For the last couple of weeks, I have been writing about the United Nation’s Millennium Goals which are a set of social targets on a planetary scale with a ten year time horizon. As the new year is just around the corner, it struck me that a ten years is not very long in historical terms.
100 years?
If we take a longer view, say 100 years, then I think one gets a better sense of the magnitude of the changes currently underway in Asia, Africa, and Latin America as well as the time scale that those changes may require!
Yesterday, El Periodico, a local paper here in Barcelona, compared the headlines in 2013 with those of 1913. One thing which struck me was that life expectancy in Spain 100 years ago was 47 years!
What is most striking about this data point is that, according to Tom Leduc’s data on life expectancy, only Sierra Leone, which came up last place in the world has a similar number. In fact, of the 192 countries in the list, the last 32 are in Africa!
It took Spain 100 years to go from 47 to 82 years and in that time the country went through two dictatorships, a devastating civil war, and a very long process of economic, political and cultural renewal which is still playing out today.
Catalonia or Bust!
Here in Barcelona, most of the political debate revolves around the question of independence from Spain which may come to a vote next year. At play is an explosive mixture of culture, politics, economics, and even personalities. The regional President, Artur Mas has vowed to hold the vote regardless of its constitutional legality and appears ready for a fight.
His party, CIU, traces Catalonian history to Wilfred the Hairy who died in 897 and the region’s parliament back to the 11th century!
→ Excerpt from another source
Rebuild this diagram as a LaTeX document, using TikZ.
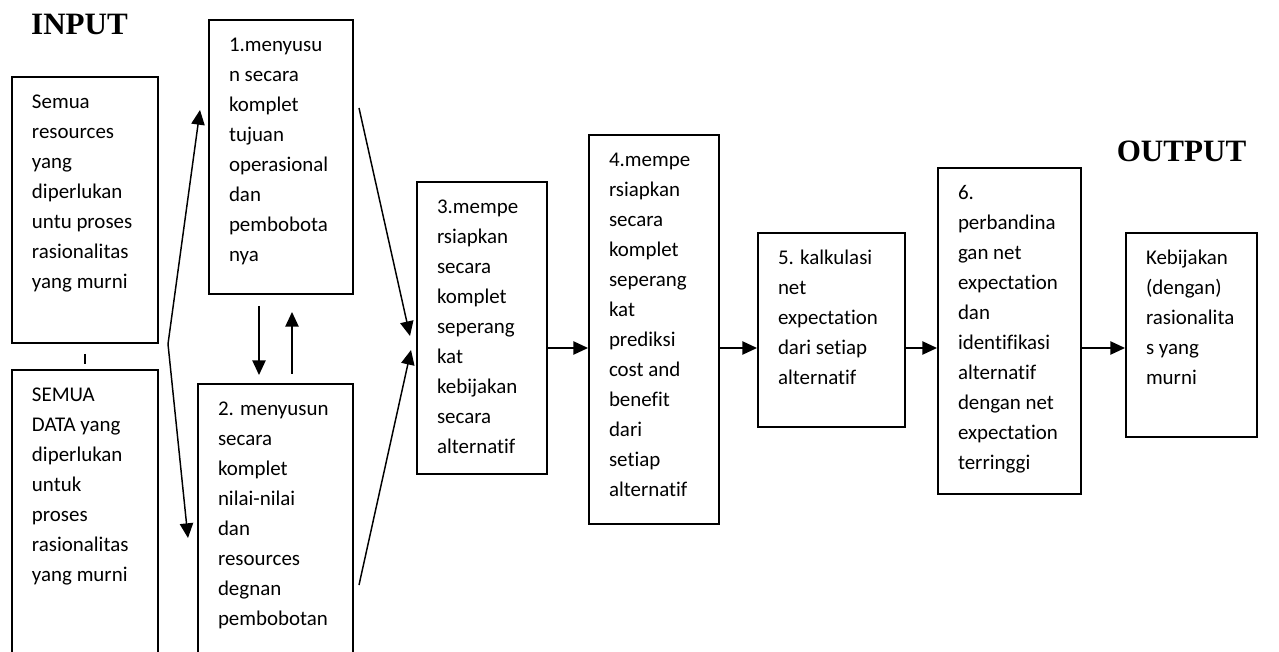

Regardless of the outcome, the issue will certainly affect the business climate in Catalonia for years to come.
The power of history
In the next year, I expect there will also be much talk about 1914 and what is normally called World War I.
In Africa, the five year conflict in the Democratic Republic of Congo cost, according to the BBC, approximately 3 million lives and, in many ways, resembled the more horrific European conflict almost 100 years before it.
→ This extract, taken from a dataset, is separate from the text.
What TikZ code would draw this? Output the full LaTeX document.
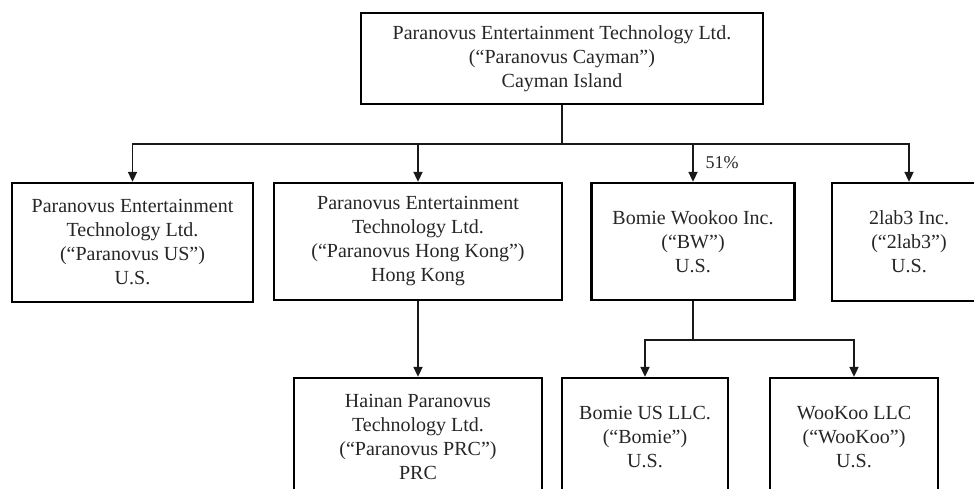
\documentclass[tikz,border=0pt]{standalone}
\usepackage{fontspec}
\setmainfont{Liberation Serif}
\usetikzlibrary{arrows.meta}
\begin{document}
\begin{tikzpicture}[x=1pt,y=-1pt,
  entity/.style={draw=black, line width=2.3pt, rectangle, align=center, inner sep=0pt,
    font=\fontsize{20}{24}\selectfont, text=black!85},
  link/.style={line width=1.7pt, draw=black!90},
  arr/.style={link, -{Triangle[length=10pt,width=9pt]}}]
\useasboundingbox (0,0) rectangle (974,488);
\clip (0,0) rectangle (974,488);
\node[entity, minimum width=402pt, minimum height=91pt] (top) at (562,58.5)
  {\rule{0pt}{6pt}Paranovus Entertainment Technology Ltd.\\(``Paranovus Cayman'')\\Cayman Island};
\node[entity, minimum width=241pt, minimum height=119pt] (b1) at (132.5,242.5)
  {Paranovus Entertainment\\Technology Ltd.\\(``Paranovus US'')\\U.S.};
\node[entity, minimum width=288pt, minimum height=117pt] (b2) at (418,241.5)
  {Paranovus Entertainment\\Technology Ltd.\\(``Paranovus Hong Kong'')\\Hong Kong};
\node[entity, minimum width=203pt, minimum height=117pt] (b3) at (693,241.5)
  {Bomie Wookoo Inc.\\(``BW'')\\U.S.};
\node[entity, minimum width=154pt, minimum height=118pt] (b4) at (909,242)
  {2lab3 Inc.\\(``2lab3'')\\U.S.};
\node[entity, minimum width=248pt, minimum height=118pt] (b5) at (418,437)
  {Hainan Paranovus\\Technology Ltd.\\(``Paranovus PRC'')\\PRC};
\node[entity, minimum width=166pt, minimum height=118pt] (b6) at (645,437)
  {Bomie US LLC.\\(``Bomie'')\\U.S.};
\node[entity, minimum width=168pt, minimum height=118pt] (b7) at (854,437)
  {WooKoo LLC\\(``WooKoo'')\\U.S.};
\node[font=\fontsize{18}{21}\selectfont, text=black!85, inner sep=0pt] (pct) at (722,163) {51\%};
\coordinate (j1) at (562,144);
\coordinate (j2) at (693,340);
\draw[link] (top.south) -- (j1);
\draw[arr] (j1) -| (b1.north);
\draw[arr] (j1) -| (b4.north);
\draw[arr] (b2.north |- j1) -- (b2.north);
\draw[arr] (b3.north |- j1) -- (b3.north);
\draw[arr] (b2.south) -- (b5.north);
\draw[link] (b3.south) -- (j2);
\draw[arr] (j2) -| (b6.north);
\draw[arr] (j2) -| (b7.north);
\end{tikzpicture}
\end{document}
Before teaching in Kenya not long ago, I managed to read David Anderson’s Histories of the Hanged, which covers the period leading up to Kenya’s Independence in 1964 and while reading one book does not make you an expert, it helps to draw a line from Jomo Kenyatta’s role in Kenyan independence to his son Uhuru’s election as it’s fourth President this year.
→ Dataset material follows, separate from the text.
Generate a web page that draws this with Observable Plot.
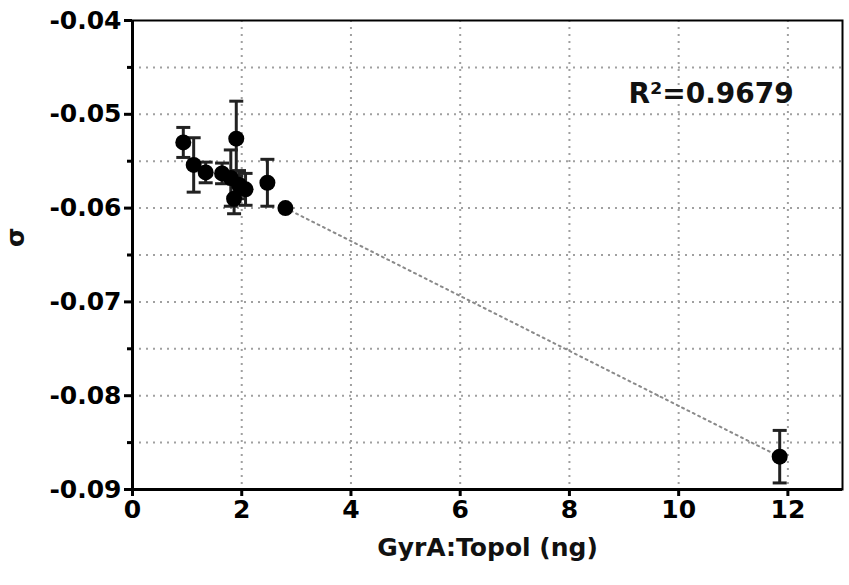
<!DOCTYPE html>
<html>
<head>
<meta charset="utf-8">
<script src="https://cdn.jsdelivr.net/npm/d3@7"></script>
<script src="https://cdn.jsdelivr.net/npm/@observablehq/plot@0.6"></script>
<style>
  html, body { margin: 0; padding: 0; background: #fff; }
  #chart svg { display: block; }
</style>
</head>
<body>
<div id="chart"></div>
<script>
// Data
const ratio = [0.93, 1.12, 1.34, 1.64, 1.80, 1.90, 1.86, 1.95, 2.07, 2.47, 2.80, 11.85];
const sigma = [-0.0530, -0.0554, -0.0562, -0.0563, -0.0568, -0.0526, -0.0590, -0.0575, -0.0580, -0.0573, -0.0600, -0.0865];
const sem   = [0.0016, 0.0029, 0.0011, 0.0011, 0.0030, 0.0040, 0.0016, 0.0015, 0.0017, 0.0025, 0, 0.0028];

const fitX = [2.80, 11.85];
const fitY = [-0.0600, -0.0865];

const xTicks = [0, 2, 4, 6, 8, 10, 12];
const xGrid = [2, 4, 6, 8, 10, 12];
const yTicks = [-0.09, -0.08, -0.07, -0.06, -0.05, -0.04];
const yMinor = [-0.085, -0.075, -0.065, -0.055, -0.045];
const yGrid = [-0.085, -0.08, -0.075, -0.07, -0.065, -0.06, -0.055, -0.05, -0.045];

const xLabel = "GyrA:Topol (ng)";
const yLabel = "σ";
const r2Text = "R²=0.9679";
const r2Pos = {x: 9.08, y: -0.0478};

const points = ratio.map((x, i) => ({x, y: sigma[i], e: sem[i]}));
const bars = points.filter(d => d.e > 0);
const fit = fitX.map((x, i) => ({x, y: fitY[i]}));

const capSymbol = {
  draw(context, size) {
    const w = Math.sqrt(size / Math.PI);
    context.moveTo(-w, 0);
    context.lineTo(w, 0);
  }
};

const FONT = "DejaVu Sans";

const chart = Plot.plot({
  width: 849,
  height: 585,
  marginLeft: 132,
  marginRight: 7,
  marginTop: 20,
  marginBottom: 96,
  style: {fontFamily: FONT, background: "#fff", color: "#000"},
  x: {domain: [0, 13]},
  y: {domain: [-0.09, -0.04]},
  marks: [
    Plot.gridY(yGrid, {stroke: "#a0a0a0", strokeOpacity: 1, strokeWidth: 2, strokeDasharray: "2,5"}),
    Plot.gridX(xGrid, {stroke: "#a0a0a0", strokeOpacity: 1, strokeWidth: 2, strokeDasharray: "2,5"}),
    Plot.frame({stroke: "#000", strokeWidth: 2}),
    Plot.ruleX([0], {stroke: "#000", strokeWidth: 3}),
    Plot.ruleY([-0.09], {stroke: "#000", strokeWidth: 3}),
    Plot.axisY(yTicks, {
      tickSize: 8, tickPadding: 3, strokeWidth: 3,
      tickFormat: d => d.toFixed(2),
      fontSize: 25, fontWeight: "bold", label: null
    }),
    Plot.axisY(yMinor, {tickSize: 5, strokeWidth: 3, tickFormat: () => "", label: null}),
    Plot.axisX(xTicks, {
      tickSize: 7, tickPadding: 4, strokeWidth: 3,
      tickFormat: d => String(d),
      fontSize: 25, fontWeight: "bold", label: null
    }),
    Plot.line(fit, {x: "x", y: "y", stroke: "#8a8a8a", strokeWidth: 2, strokeDasharray: "2,4"}),
    Plot.ruleX(bars, {x: "x", y1: d => d.y - d.e, y2: d => d.y + d.e, stroke: "#222", strokeWidth: 3}),
    Plot.dot(bars, {x: "x", y: d => d.y + d.e, symbol: capSymbol, r: 7, stroke: "#222", strokeWidth: 3, fill: "none"}),
    Plot.dot(bars, {x: "x", y: d => d.y - d.e, symbol: capSymbol, r: 7, stroke: "#222", strokeWidth: 3, fill: "none"}),
    Plot.dot(points, {x: "x", y: "y", r: 8, fill: "#000", stroke: "none"}),
    Plot.text([r2Text], {x: () => r2Pos.x, y: () => r2Pos.y, text: d => d, textAnchor: "start", fontSize: 28, fontWeight: "bold", fill: "#111"}),
    Plot.text([xLabel], {frameAnchor: "bottom", dy: 66, text: d => d, fontSize: 25, fontWeight: "bold", fill: "#111"}),
    Plot.text([yLabel], {frameAnchor: "left", dx: -117, dy: -8, rotate: -90, text: d => d, fontSize: 25, fontWeight: "bold", fill: "#111"})
  ]
});

document.getElementById("chart").appendChild(chart);
</script>
</body>
</html>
We can only hope that Africa’s future history will develop much faster than Europe and it will avoid another devastating war, accelerate social progress and manage its environment.
In his seminal article, The Burden of History, Hayden White wrote “We require a history that will educate us to discontinuity more than ever before; for discontinuity, disruption, and chaos is our lot”
Wow, there is a lot of depth in this post. It is an important question – is the European route to social democracy (via 2 world wars, several fascist dictators) avoidable? I sincerely hope so. Education is a vitally important part of the journey.